Member of the Ohio House of Representatives from the 92nd district
- In office January 3, 1973–December 31, 1974
- Preceded by: Carlton Davidson
- Succeeded by: Ron James

Member of the Ohio Senate from the 18th district
- In office January 3, 1967-December 31, 1972
- Preceded by: Districts Created
- Succeeded by: Bill Mussey

Personal details
- Born: 1916 Lawrence County, Ohio, United States
- Died: October 30, 1994 (aged 77–78) Ironton, Ohio
- Party: Republican

= Oakley C. Collins =

American politician (1916–1994)

Oakley C. Collins (1916 – October 30, 1994) was a Republican member of the Ohio General Assembly. A former school teacher from Ironton, Ohio, Collins initially ran for the Ohio House of Representatives, winning a seat in 1946, and was reelected in 1948. He opted to move to the Ohio Senate in 1950, winning a seat to represent much of Appalachian Ohio. He won reelection in 1952, 1954, and 1956.

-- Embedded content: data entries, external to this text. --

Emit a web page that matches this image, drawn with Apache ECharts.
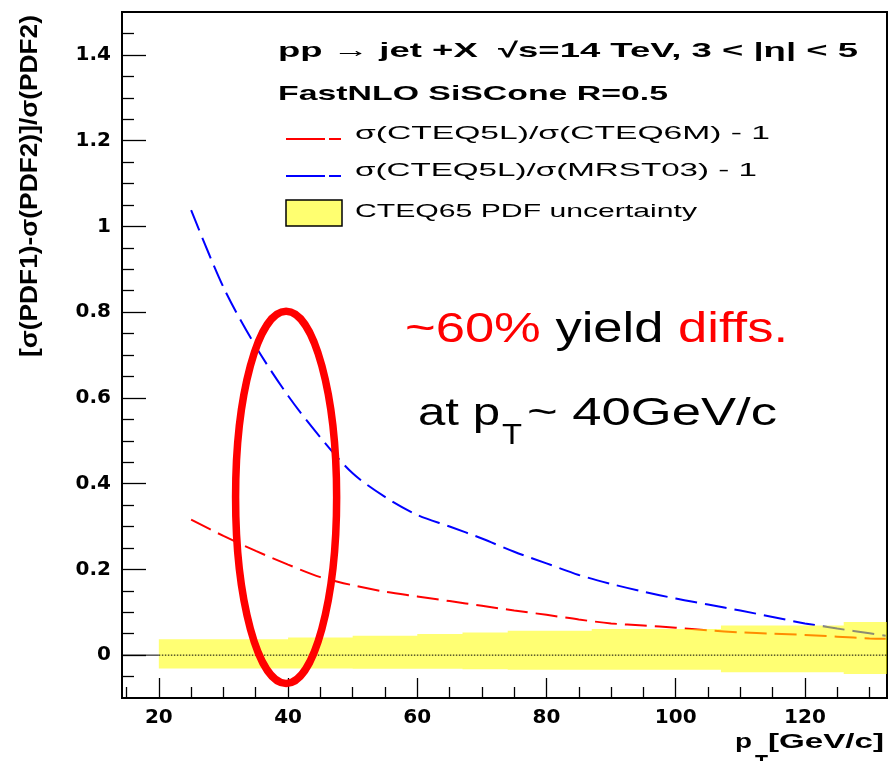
<!DOCTYPE html>
<html><head><meta charset="utf-8">
<script src="https://cdn.jsdelivr.net/npm/echarts@6/dist/echarts.min.js"></script>
<style>html,body{margin:0;padding:0;background:#fff}#c{width:892px;height:761px}</style>
</head><body><div id="c"></div>
<script>
// ---- data ----
const ptValues   = [25,30,35,40,45,50,55,60,65,70,75,80,85,90,95,100,105,110,115,120,125,130,132.5];
const redValues  = [0.316,0.278,0.243,0.211,0.182,0.163,0.148,0.137,0.126,0.115,0.104,0.094,0.083,0.074,0.069,0.064,0.058,0.053,0.050,0.047,0.043,0.039,0.038];
const blueValues = [1.038,0.858,0.720,0.605,0.508,0.424,0.369,0.327,0.300,0.272,0.241,0.214,0.187,0.166,0.148,0.132,0.118,0.104,0.089,0.074,0.062,0.051,0.045];
const bandEdges  = [20,40,50,60,67,74,87,107,126,132.7];
const bandUpper  = [0.037,0.041,0.045,0.049,0.053,0.057,0.061,0.069,0.077];
const bandLower  = [-0.031,-0.031,-0.032,-0.032,-0.033,-0.034,-0.034,-0.040,-0.044];
const xRange = [14.3, 132.7];
const yRange = [-0.1, 1.5];
const xMajorTicks = [20,40,60,80,100,120];
const xMinorTicks = [15,25,30,35,45,50,55,65,70,75,85,90,95,105,110,115,125,130];
const yMajorTicks = [0,0.2,0.4,0.6,0.8,1,1.2,1.4];
const yMinorTicks = [-0.05,0.05,0.1,0.15,0.25,0.3,0.35,0.45,0.5,0.55,0.65,0.7,0.75,0.85,0.9,0.95,1.05,1.1,1.15,1.25,1.3,1.35,1.45];
const ellipseSpec = [39.7, 0.368, 7.82, 0.434]; // centre x, centre y, half-width, half-height (data units)
const legendLabels = ['σ(CTEQ5L)/σ(CTEQ6M) - 1', 'σ(CTEQ5L)/σ(MRST03) - 1', 'CTEQ65 PDF uncertainty'];
const headerLines = ['pp → jet +X  √s=14 TeV, 3 < |η| < 5', 'FastNLO SiSCone R=0.5'];
const yTitle = '[σ(PDF1)-σ(PDF2)]/σ(PDF2)';
const xTitleParts = ['p', 'T', '[GeV/c]'];

// ---- helpers ----
const mctx = document.createElement('canvas').getContext('2d');
function fitScale(text, font, width) { mctx.font = font; return width / mctx.measureText(text).width; }
const HFONT = 'bold 21px "Liberation Sans"';
const LFONT = '19px "Liberation Sans"';
const AFONT1 = '42px "Liberation Sans"';
const AFONT2 = '38px "Liberation Sans"';
const TFONT = '30px "Liberation Sans"';
const YFONT = 'bold 23px "Liberation Sans"';
const XFONT = 'bold 21px "Liberation Sans"';
const TICKFONT = 'DejaVu Sans';

function txt(text, font, x, y, width, fill, extra) {
  return Object.assign({
    type: 'text', x: x, y: y, scaleX: fitScale(text, font, width),
    style: { text: text, font: font, fill: fill || '#000', align: 'left', verticalAlign: 'middle' }
  }, extra || {});
}

const chart = echarts.init(document.getElementById('c'), null, { renderer: 'canvas' });

const ann1 = '~60% yield diffs.';
const graphics = [
  txt(headerLines[0], HFONT, 278, 51.7, 580),
  txt(headerLines[1], HFONT, 278, 94.2, 390),
  { type: 'line', shape: { x1: 286, y1: 139, x2: 341, y2: 139 }, style: { stroke: '#ff0000', lineWidth: 2, lineDash: [39, 4] } },
  { type: 'line', shape: { x1: 286, y1: 176, x2: 341, y2: 176 }, style: { stroke: '#0000ff', lineWidth: 2, lineDash: [39, 4] } },
  { type: 'rect', shape: { x: 286, y: 200, width: 56, height: 26 }, style: { fill: '#ffff70', stroke: '#000', lineWidth: 1.5 } },
  txt(legendLabels[0], LFONT, 355, 134, 415),
  txt(legendLabels[1], LFONT, 355, 171, 402),
  txt(legendLabels[2], LFONT, 355, 212, 342),
  {
    type: 'text', x: 405, y: 330, scaleX: fitScale(ann1, AFONT1, 383),
    style: {
      text: '{r|~60%} {k|yield} {r|diffs.}', font: AFONT1, fill: '#000', align: 'left', verticalAlign: 'middle',
      rich: { r: { fill: '#ff0000', font: AFONT1 }, k: { fill: '#000', font: AFONT1 } }
    }
  },
  txt('at p', AFONT2, 418, 415, 82),
  txt('T', TFONT, 502, 436, 20),
  txt('~ 40GeV/c', AFONT2, 527, 415, 250),
  txt(yTitle, YFONT, 31, 357, 342, '#000', { rotation: Math.PI / 2 }),
  txt(xTitleParts[0], XFONT, 735, 742, 17),
  txt(xTitleParts[1], XFONT, 755, 763, 13),
  txt(xTitleParts[2], XFONT, 768, 742, 116)
];

const option = {
  animation: false,
  backgroundColor: '#fff',
  grid: { left: 122, right: 5, top: 12, bottom: 63, containLabel: false, outerBoundsMode: 'none',
          show: true, borderColor: '#000', borderWidth: 2, backgroundColor: '#fff' },
  xAxis: [
    {
      type: 'value', min: xRange[0], max: xRange[1],
      axisLine: { show: true, onZero: false, lineStyle: { color: '#000', width: 2 } },
      axisTick: { show: true, inside: true, length: 20, customValues: xMajorTicks, lineStyle: { color: '#000', width: 1.3 } },
      axisLabel: { show: true, customValues: xMajorTicks, margin: 10, color: '#000', fontFamily: TICKFONT, fontWeight: 'bold', fontSize: 20 },
      splitLine: { show: false }
    },
    {
      type: 'value', min: xRange[0], max: xRange[1], position: 'bottom',
      axisLine: { show: false, onZero: false },
      axisTick: { show: true, inside: true, length: 11, customValues: xMinorTicks, lineStyle: { color: '#000', width: 1.3 } },
      axisLabel: { show: false },
      splitLine: { show: false }
    }
  ],
  yAxis: [
    {
      type: 'value', min: yRange[0], max: yRange[1],
      axisLine: { show: true, onZero: false, lineStyle: { color: '#000', width: 2 } },
      axisTick: { show: true, inside: true, length: 24, customValues: yMajorTicks, lineStyle: { color: '#000', width: 1.3 } },
      axisLabel: { show: true, customValues: yMajorTicks, margin: 11, color: '#000', fontFamily: TICKFONT, fontWeight: 'bold', fontSize: 20 },
      splitLine: { show: false }
    },
    {
      type: 'value', min: yRange[0], max: yRange[1], position: 'left',
      axisLine: { show: false, onZero: false },
      axisTick: { show: true, inside: true, length: 12, customValues: yMinorTicks, lineStyle: { color: '#000', width: 1.3 } },
      axisLabel: { show: false },
      splitLine: { show: false }
    }
  ],
  series: [
    {
      name: legendLabels[0], type: 'line', smooth: 0.3, showSymbol: false, z: 2,
      data: ptValues.map((x, i) => [x, redValues[i]]),
      lineStyle: { color: '#ff0000', width: 2, type: [22, 8] }
    },
    {
      name: legendLabels[1], type: 'line', smooth: 0.3, showSymbol: false, z: 2,
      data: ptValues.map((x, i) => [x, blueValues[i]]),
      lineStyle: { color: '#0000ff', width: 2, type: [22, 8] }
    },
    {
      name: legendLabels[2], type: 'custom', z: 3, silent: true,
      data: [[bandEdges[0], 0]],
      renderItem: function (params, api) {
        const top = [], bot = [];
        for (let i = 0; i < bandUpper.length; i++) {
          top.push(api.coord([bandEdges[i], bandUpper[i]]));
          top.push(api.coord([bandEdges[i + 1], bandUpper[i]]));
          bot.push(api.coord([bandEdges[i], bandLower[i]]));
          bot.push(api.coord([bandEdges[i + 1], bandLower[i]]));
        }
        const pts = top.concat(bot.reverse());
        return { type: 'polygon', shape: { points: pts }, style: { fill: 'rgba(255,255,0,0.55)' } };
      }
    },
    {
      type: 'line', z: 4, showSymbol: false, silent: true,
      data: [[bandEdges[0], 0], [xRange[1], 0]],
      lineStyle: { color: '#000', width: 1, type: [1.5, 1.5] }
    },
    {
      type: 'line', z: 4, showSymbol: false, silent: true,
      data: [[xRange[0], 0], [bandEdges[0], 0]],
      lineStyle: { color: '#000', width: 1 }
    },
    {
      type: 'custom', z: 10, silent: true, clip: false,
      data: [ellipseSpec],
      renderItem: function (params, api) {
        const c = api.coord([api.value(0), api.value(1)]);
        const s = api.size([api.value(2), api.value(3)]);
        return { type: 'ellipse', shape: { cx: c[0], cy: c[1], rx: s[0], ry: s[1] }, style: { fill: 'none', stroke: '#ff0000', lineWidth: 7.5 } };
      }
    }
  ],
  graphic: { elements: graphics }
};
chart.setOption(option);
</script>
</body></html>
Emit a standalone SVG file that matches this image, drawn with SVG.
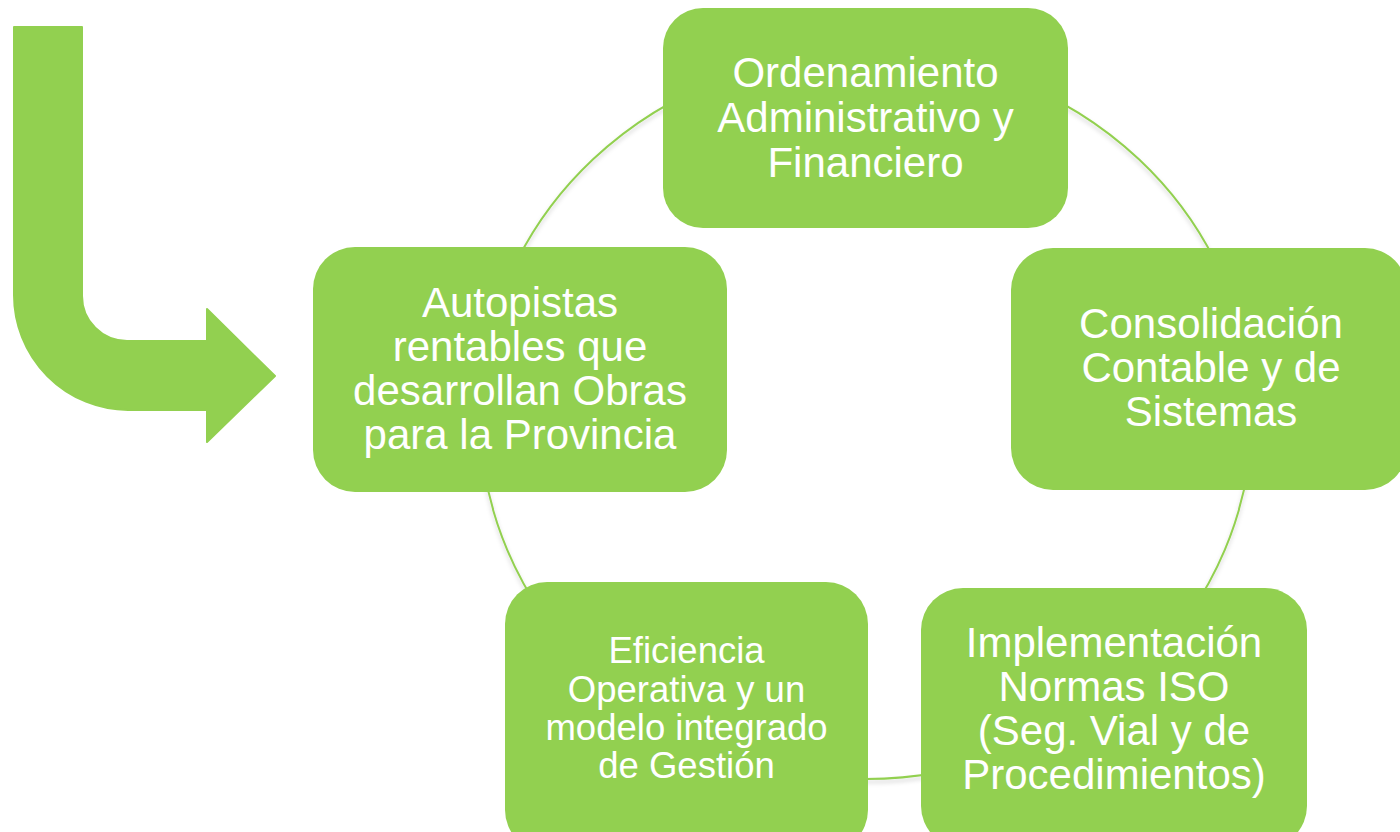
<svg xmlns="http://www.w3.org/2000/svg" width="1400" height="832" viewBox="0 0 1400 832">
<style>
.node{fill:#92D050;}
.lbl{fill:#FFFFFF;font-family:"Liberation Sans",Arial,sans-serif;text-anchor:middle;}
.big{font-size:42px;}
.small{font-size:36.5px;}
.ring{fill:none;stroke:#92D050;stroke-width:2;}
</style>
<defs>
<filter id="sh" x="-10%" y="-10%" width="120%" height="120%">
<feDropShadow dx="0" dy="3" stdDeviation="2" flood-color="#000000" flood-opacity="0.18"/>
</filter>
</defs>
<rect width="1400" height="832" fill="#FFFFFF"/>
<g id="connectors">
<ellipse class="ring" cx="866" cy="416" rx="386" ry="363" filter="url(#sh)"/>
</g>
<g id="arrow">
<path fill="#92D050" stroke="#92D050" stroke-width="2" stroke-linejoin="round" d="M14,27 H82 V296 A45,45 0 0 0 127,341 H207 V309 L275,376 L207,442 V410 H128 A115,115 0 0 1 14,295 Z"/>
</g>
<g id="node-ordenamiento">
<rect class="node" x="663" y="8" width="405" height="220" rx="40"/>
<text class="lbl big" x="865.5" y="87">Ordenamiento</text>
<text class="lbl big" x="865.5" y="132">Administrativo y</text>
<text class="lbl big" x="865.5" y="177">Financiero</text>
</g>
<g id="node-consolidacion">
<rect class="node" x="1011" y="248" width="396" height="242" rx="42"/>
<text class="lbl big" x="1211" y="338">Consolidación</text>
<text class="lbl big" x="1211" y="382">Contable y de</text>
<text class="lbl big" x="1211" y="426">Sistemas</text>
</g>
<g id="node-implementacion">
<rect class="node" x="921" y="588" width="386" height="260" rx="42"/>
<text class="lbl big" x="1114" y="657">Implementación</text>
<text class="lbl big" x="1114" y="701">Normas ISO</text>
<text class="lbl big" x="1114" y="745">(Seg. Vial y de</text>
<text class="lbl big" x="1114" y="789">Procedimientos)</text>
</g>
<g id="node-eficiencia">
<rect class="node" x="505" y="582" width="363" height="270" rx="42"/>
<text class="lbl small" x="686.5" y="663">Eficiencia</text>
<text class="lbl small" x="686.5" y="702">Operativa y un</text>
<text class="lbl small" x="686.5" y="740">modelo integrado</text>
<text class="lbl small" x="686.5" y="778">de Gestión</text>
</g>
<g id="node-autopistas">
<rect class="node" x="313" y="247" width="414" height="245" rx="42"/>
<text class="lbl big" x="520" y="317">Autopistas</text>
<text class="lbl big" x="520" y="361">rentables que</text>
<text class="lbl big" x="520" y="405">desarrollan Obras</text>
<text class="lbl big" x="520" y="449">para la Provincia</text>
</g>
</svg>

In 1958, Collins opted for a fifth term, but lost to Democrat J. Sherman Porter, a radio personality from Gallipolis. However, he opted again to run in 1962, after Ohio Senate terms grew to four years. He won, and was again seated in 1963 to the Seventh/Eighth District, and would go forth to serve as Chairman of the Education Committee. Following the Voting Rights Act of 1965, Collins was elected to the new 18th District in 1966, and reelected in 1968.

Following redistricting in 1972, Collins found himself drawn out of his current district and into another. With the district he currently lived in not up for reelection until 1974, Collins opted to relinquish his Senate seat instead of running in the new district and instead seek a seat in the Ohio House of Representatives. He was successful, and was seated in the House for 1973.

Just two years into his House tenure, Collins again opted to run for the Senate, challenging incumbent and fellow Republican Harry Armstrong in the 1974 primary. In an upset, he narrowly defeated Armstrong to take the nomination, and went on to win the general election. He won reelection in 1978, and again in 1982. Up for reelection again in 1986, Collins initially was not considered vulnerable. However, surmounting ethics problems created an opening for his Democratic opponent, Jan Michael Long. In the end, Long defeated Collins in an upset, ending his 22-year career in the Senate.

Following his defeat, Collins returned to Ironton to his family mining company. He died on October 30, 1994, at the age of 82.